Zimbabwe may withdraw mining rights from companies that take too long to dig for minerals, the deputy mines minister said on Wednesday, part of efforts to lift output in a sector vital to the country’s economic revival.

Zimbabwe sits on the second-largest known platinum deposits after SA and President Emmerson Mnangagwa is keen to revive mining after years of reticence by foreign investors during the Robert Mugabe administration.

Speaking to investors and executives at a mining conference in Johannesburg, Polite Kambamura said details of the “use it or lose it” approach to mining policy would be made available in due course.

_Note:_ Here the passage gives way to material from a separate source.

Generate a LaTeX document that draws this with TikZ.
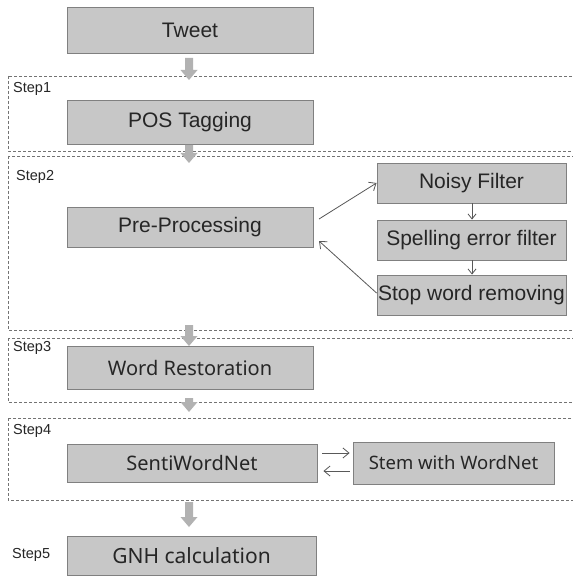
\documentclass[tikz,border=0pt]{standalone}
\usepackage{fontspec}
\setmainfont{Liberation Sans}
\newfontfamily\roundfont{Noto Sans}
\usetikzlibrary{arrows.meta,positioning}
\tikzset{
  x=1pt, y=-1pt,
  procbox/.style={draw=black!50, fill=black!22, line width=0.9pt, inner sep=0pt,
    font=\fontsize{21}{23}\selectfont, text=black!85},
  roundbox/.style={procbox, font=\roundfont\fontsize{20}{22}\selectfont},
  stepframe/.style={draw=black!55, dash pattern=on 3pt off 2pt, line width=0.6pt},
  steplabel/.style={font=\fontsize{14.5}{16}\selectfont, text=black!85, anchor=west, inner sep=0pt},
  thinarrow/.style={draw=black!65, line width=0.8pt, -{Straight Barb[length=6pt,width=10pt]}},
  smallarrow/.style={draw=black!65, line width=0.8pt, -{Straight Barb[length=5pt,width=8pt]}},
}
% grey block arrow pointing down: centre x, top y, bottom y
\newcommand{\blockdown}[3]{%
  \fill[black!30] (#1-4,#2) -- (#1+4,#2) -- (#1+4,#3-10) -- (#1+8.5,#3-10) -- (#1,#3) -- (#1-8.5,#3-10) -- (#1-4,#3-10) -- cycle;}
\begin{document}
\begin{tikzpicture}
\useasboundingbox (0,0) rectangle (572,577);
\fill[white] (0,0) rectangle (572,577);

% step frames
\draw[stepframe] (8,76) rectangle (590,151);
\draw[stepframe] (8,156) rectangle (590,330);
\draw[stepframe] (8,338) rectangle (590,402);
\draw[stepframe] (8,418) rectangle (590,500);

\node[steplabel] (s1) at (13,89) {Step1};
\node[steplabel] (s2) at (16,177) {Step2};
\node[steplabel] (s3) at (13,348) {Step3};
\node[steplabel] (s4) at (13,431) {Step4};
\node[steplabel] (s5) at (12,555) {Step5};

% process boxes
\node[procbox, minimum width=246, minimum height=46] (tweet) at (190,30) {Tweet};
\node[procbox, minimum width=246, minimum height=44] (pos) at (190,122) {POS Tagging};
\node[procbox, minimum width=246, minimum height=40] (pre) at (190,227) {Pre-Processing};
\node[procbox, minimum width=189, minimum height=40] (noisy) at (471.5,183) {Noisy Filter};
\node[procbox, minimum width=189, minimum height=40] (spell) at (471.5,240) {Spelling error filter};
\node[procbox, minimum width=189, minimum height=40] (stop) at (471.5,295) {Stop word removing};
\node[roundbox, minimum width=246, minimum height=43] (word) at (190,367.5) {Word Restoration};
\node[roundbox, minimum width=250, minimum height=38] (senti) at (192,463) {SentiWordNet};
\node[roundbox, minimum width=201, minimum height=42, font=\roundfont\fontsize{18.5}{21}\selectfont] (stem) at (453.5,463) {Stem with WordNet};
\node[roundbox, minimum width=249, minimum height=39, font=\roundfont\fontsize{21}{23}\selectfont] (gnh) at (191.5,555.5) {GNH calculation};

% block arrows between stages
\blockdown{189}{58}{80}
\blockdown{189}{145}{163}
\blockdown{189}{325}{346}
\blockdown{189}{398}{412}
\blockdown{189}{502}{527}

% thin connectors
\coordinate (preout) at (319,219);
\coordinate (prein) at (319,241);
\draw[thinarrow] (preout) -- (noisy.west);
\draw[thinarrow] ([yshift=2pt]stop.west) -- (prein);
\draw[smallarrow] (noisy.south -| 472,0) -- (spell.north -| 472,0);
\draw[smallarrow] (spell.south -| 472,0) -- (stop.north -| 472,0);
\draw[thinarrow] ([xshift=5pt,yshift=10pt]senti.east) -- ([xshift=-3pt,yshift=10pt]stem.west);
\draw[thinarrow] ([xshift=-3pt,yshift=-8pt]stem.west) -- ([xshift=6pt,yshift=-8pt]senti.east);
\end{tikzpicture}
\end{document}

“We will be calling owners of such mineral resources to come forward and show cause why they are not mining,” he said on the sidelines of the conference. “If we’re not satisfied with their explanation or mining plans, then we will kindly ask them to give that resource back to the government.”

Export boost

As part of plans to boost mining export revenues to $12bn  a year as of 2023 from $3bn now, Kambamura said the country was putting policies in place to make it easier for mining companies to boost production, while urging investors to restart mines that closed in periods of political upheaval.

In March, Zimbabwe said it would scrap the controversial indigenisation law under which foreign companies are restricted to only 49% of their Zimbabwean operations.

Zimbabwe, which counts SA’s Impala Platinum and Anglo American Platinum among its mining investors, is also in talks with industry body, the Chamber of Mines, about reviewing and streamlining mining taxes.

“The ministry is looking at the whole array of taxes like royalties etc to streamline them and establish a more competitive regime,” Batirai Manhando, president of the Chamber of Mines of Zimbabwe, said at the same conference.

About a year ago, Mnangagwa won the first election since the removal of Mugabe in 2017, and has laid out an economic transformation strategy that his government hopes will turn the country into a middle-income economy by 2030.

Though investors at the conference did not dispute the prospect of lucrative returns from the country’s underdeveloped mining, tourism and agricultural industries, they were worried about shortages of foreign currency.

“Currency convertibility is a big issue for investors,” said Richard Tait, a director at Harare-based private equity outfit Mangwana Capital, which is trying to raise $150m for investments in Zimbabwe.

Mangwana’s investments that mainly earn foreign currency should deliver returns of more than 20%, Tait said.

Zimbabwe ditched a discredited 1:1 dollar peg for its dollar-surrogate bond notes and electronic dollars on February 20, merging them into a transitional currency called the RTGS dollar.